To the report's authors, the implications go far beyond the revenue collected from Trump-aligned tokens. In their view, this intersection of political power and private crypto operations presents a structural threat to democratic governance, campaign-finance integrity and national-security safeguards. They worry that, absent reforms, the dynamics they outline including president-linked token issuance and political power exercised to shield private business ventures could become a fixture in coming administrations.
Because the report originates from Democratic minority staff, it doesn't trigger immediate legal or political action. Instead, the document frames itself as the groundwork for forthcoming legislative attempts to enhance presidential financial transparency, tighten restrictions regarding crypto conflicts of interest, and work towards better oversight of foreign investment using digital assets. The investigators write that their goal is to show the ways in which digital-asset markets can be manipulated in order to avoid accountability, and to detail the vulnerabilities that surfaced as the Trump family's crypto ecosystem expanded.

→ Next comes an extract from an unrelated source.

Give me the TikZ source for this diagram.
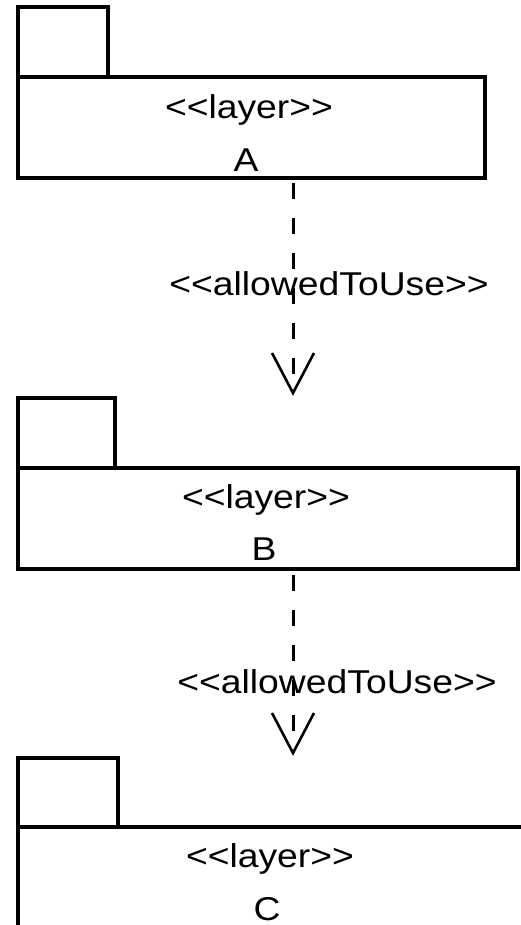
\documentclass[tikz,border=0pt]{standalone}
\usepackage{fontspec}
\usepackage{graphicx}
\setmainfont{Liberation Sans}
\newcommand\widetxt[1]{\scalebox{1.13}[1]{#1}}
\begin{document}
\begin{tikzpicture}[x=1pt,y=-1pt,
  pkg/.style={draw=black,line width=3.2pt,inner sep=0pt,outer sep=0pt,anchor=north west,rectangle},
  lbl/.style={anchor=base,inner sep=0pt,outer sep=0pt,font=\fontsize{33}{40}\selectfont},
  dep/.style={line width=3pt,dash pattern=on 16pt off 19pt},
  vhead/.style={line width=2.6pt,line join=miter}]
\useasboundingbox (0,0) rectangle (521,925);
\begin{scope}
\clip (0,0) rectangle (521,925);
% Package A
\node[pkg,minimum width=90pt,minimum height=70pt] (Atab) at (18,7) {};
\node[pkg,minimum width=467pt,minimum height=101pt] (A) at (18,77) {};
\node[lbl] (Alayer) at (249,119) {\widetxt{{<}{<}layer{>}{>}}};
\node[lbl] (Aname) at (246,172) {\widetxt{A}};
% Package B
\node[pkg,minimum width=97pt,minimum height=70pt] (Btab) at (18,398) {};
\node[pkg,minimum width=500pt,minimum height=101pt] (B) at (18,468) {};
\node[lbl] (Blayer) at (266,508) {\widetxt{{<}{<}layer{>}{>}}};
\node[lbl] (Bname) at (264,560) {\widetxt{B}};
% Package C
\node[pkg,minimum width=100pt,minimum height=69pt] (Ctab) at (18,758) {};
\node[pkg,minimum width=540pt,minimum height=140pt] (C) at (18,827) {};
\node[lbl] (Clayer) at (270,867) {\widetxt{{<}{<}layer{>}{>}}};
\node[lbl] (Cname) at (267,920) {\widetxt{C}};
\end{scope}
% Dependency A -> B
\coordinate (tipAB) at (293,393);
\draw[dep,dash phase=30pt] (A.south -| tipAB) -- (tipAB);
\draw[vhead] ([xshift=-21pt,yshift=40pt]tipAB) -- (tipAB) -- ([xshift=21pt,yshift=40pt]tipAB);
\node[lbl] (depAB) at (329,295) {\widetxt{{<}{<}allowedToUse{>}{>}}};
% Dependency B -> C
\coordinate (tipBC) at (293,753);
\draw[dep,dash phase=29pt] (B.south -| tipBC) -- (tipBC);
\draw[vhead] ([xshift=-21pt,yshift=40pt]tipBC) -- (tipBC) -- ([xshift=21pt,yshift=40pt]tipBC);
\node[lbl] (depBC) at (337,693) {\widetxt{{<}{<}allowedToUse{>}{>}}};
\end{tikzpicture}
\end{document}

The authors say that digital-asset innovation has real value, but that the mix of political power, non-transparent token economics, and foreign financial participation created a system capable of distorting democratic institutions and eroding public trust. The report contends that, in the absence of structural protections, the United States risks that future administrations will merge public authority with private digital-asset incentives in ways that could compromise governance and national-security interests even after this presidency ends.